2. His Reasoning Was Very Weak (25:32)

  1. He Overestimated His Hunger

    "I'm going to die"


  2. He Underestimated His Blessing

    "What profit shall this birthright be to me?"


  3. His Belly Became His Brain (25:34)

    With his belly full and his soul empty he simply "went his way." He had alienated his father, his brother, and his God but he simply "went his way." There is a way that seems right unto a man but the end thereof are the ways of death. A bloated stomach and a shriveled soul.


3. His Ruin Was Very Great (25:34)

How tragic when we go our own way - and God lets us have our own way.

  1. His Name was Changed From Rough(Esau) to Red (Edom)

    This man's reputation had been altered forever.
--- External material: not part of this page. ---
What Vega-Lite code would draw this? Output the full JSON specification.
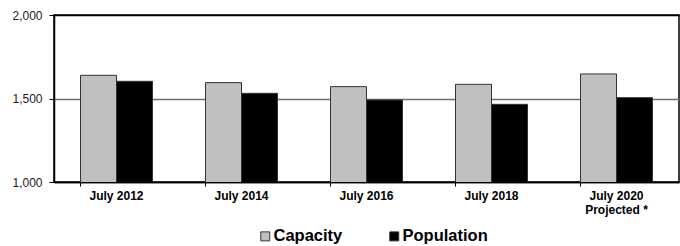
{
  "$schema": "https://vega.github.io/schema/vega-lite/v6.json",
  "autosize": {"type": "none"},
  "width": 625,
  "height": 167,
  "padding": {"left": 54, "top": 15, "right": 1, "bottom": 64},
  "background": "white",
  "config": {
    "font": "Liberation Sans",
    "view": {"stroke": "black", "strokeWidth": 1.5}
  },
  "data": {
    "values": [
      {"period": "July 2012", "series": "Capacity", "value": 1639},
      {"period": "July 2012", "series": "Population", "value": 1603},
      {"period": "July 2014", "series": "Capacity", "value": 1595},
      {"period": "July 2014", "series": "Population", "value": 1531},
      {"period": "July 2016", "series": "Capacity", "value": 1571},
      {"period": "July 2016", "series": "Population", "value": 1491},
      {"period": "July 2018", "series": "Capacity", "value": 1585},
      {"period": "July 2018", "series": "Population", "value": 1465},
      {"period": "July 2020", "series": "Capacity", "value": 1647},
      {"period": "July 2020", "series": "Population", "value": 1505}
    ]
  },
  "mark": {"type": "bar", "stroke": "#333333", "strokeWidth": 1, "clip": true},
  "encoding": {
    "x": {
      "field": "period",
      "type": "nominal",
      "sort": null,
      "title": null,
      "scale": {"paddingInner": 0.424, "paddingOuter": 0.212},
      "axis": {
        "labelAngle": 0,
        "labelFontWeight": "bold",
        "labelFontSize": 12,
        "labelColor": "black",
        "labelPadding": 4,
        "labelLineHeight": 14,
        "labelExpr": "datum.value == 'July 2020' ? ['July 2020', 'Projected *'] : datum.value",
        "bandPosition": 0,
        "tickColor": "black",
        "tickSize": 4,
        "domainColor": "black",
        "domainWidth": 1.5
      }
    },
    "xOffset": {"field": "series", "type": "nominal", "scale": {"paddingInner": 0, "paddingOuter": 0}},
    "y": {
      "field": "value",
      "type": "quantitative",
      "title": null,
      "scale": {"domain": [1000, 2000], "zero": false, "nice": false},
      "axis": {
        "values": [1000, 1500, 2000],
        "format": ",.0f",
        "labelFontSize": 12,
        "labelColor": "#222222",
        "labelPadding": 7,
        "tickColor": "black",
        "tickSize": 5,
        "domainColor": "black",
        "domainWidth": 1.5,
        "grid": true,
        "gridColor": {"condition": {"test": "datum.value == 1500", "value": "#707070"}, "value": "black"},
        "gridWidth": 1.5
      }
    },
    "color": {
      "field": "series",
      "type": "nominal",
      "scale": {"domain": ["Capacity", "Population"], "range": ["#C0C0C0", "#000000"]},
      "legend": {
        "title": null,
        "orient": "none",
        "direction": "horizontal",
        "legendX": 203,
        "legendY": 213,
        "symbolType": "square",
        "symbolSize": 81,
        "symbolStrokeColor": "#333333",
        "symbolStrokeWidth": 1,
        "labelFontSize": 16.5,
        "labelFontWeight": "bold",
        "labelColor": "black",
        "labelOffset": 0,
        "columnPadding": 43
      }
    }
  }
}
He would always be known as "red" for the rest of his life because of what he had done. Therefore his name was called Edom. One brief moment of indulgence can lead to a lifetime of misery and consequences.


  2. His Character was Changed from Prince to Profane (Hebrews 12:16)

    This is a strong and telling sequel to the saga of Esau. The Greek term translated as "profane" is quite descriptive. This man who had everything going for him become irreligious and unrepentant. This man became an open door for almost every kind of evil.


  3. His Action was Changed to an Attitude

    Esau not only walked in the counsel of the ungodly, he stood in the way of sinners, and ultimately sat in the seat of the scornful. His root of bitterness sprung up and many were defiled. Just as spiritual growth requires time and the Word of God so spiritual apostasy requires time and the Word of God. Esau turned away from the faith and went back permanently to the field.


  4. His Place of Repentance Became a Place of Remorse (Hebrews 12:17)

    This verse is crucial. Esau sought a place to reverse the consequences of his former actions and could not find one!!! God ratified Esau's decision to despise his birthright and let him go on his way. Esau had plenty of tears (regret) but had come to the place where he could not turn (repent).


Conclusion: No one likes the consequences of unbiblical choices. God has given us the power to make choices but He does not delegate the matter or manner of consequences to us. If we do not like the consequences then all we can do is change our choices.

Over time, this becomes harder and harder to do . . .and, somewhere, sometime, known only to God, those choices become an entrenched pattern and become a destiny. Harden not your heart.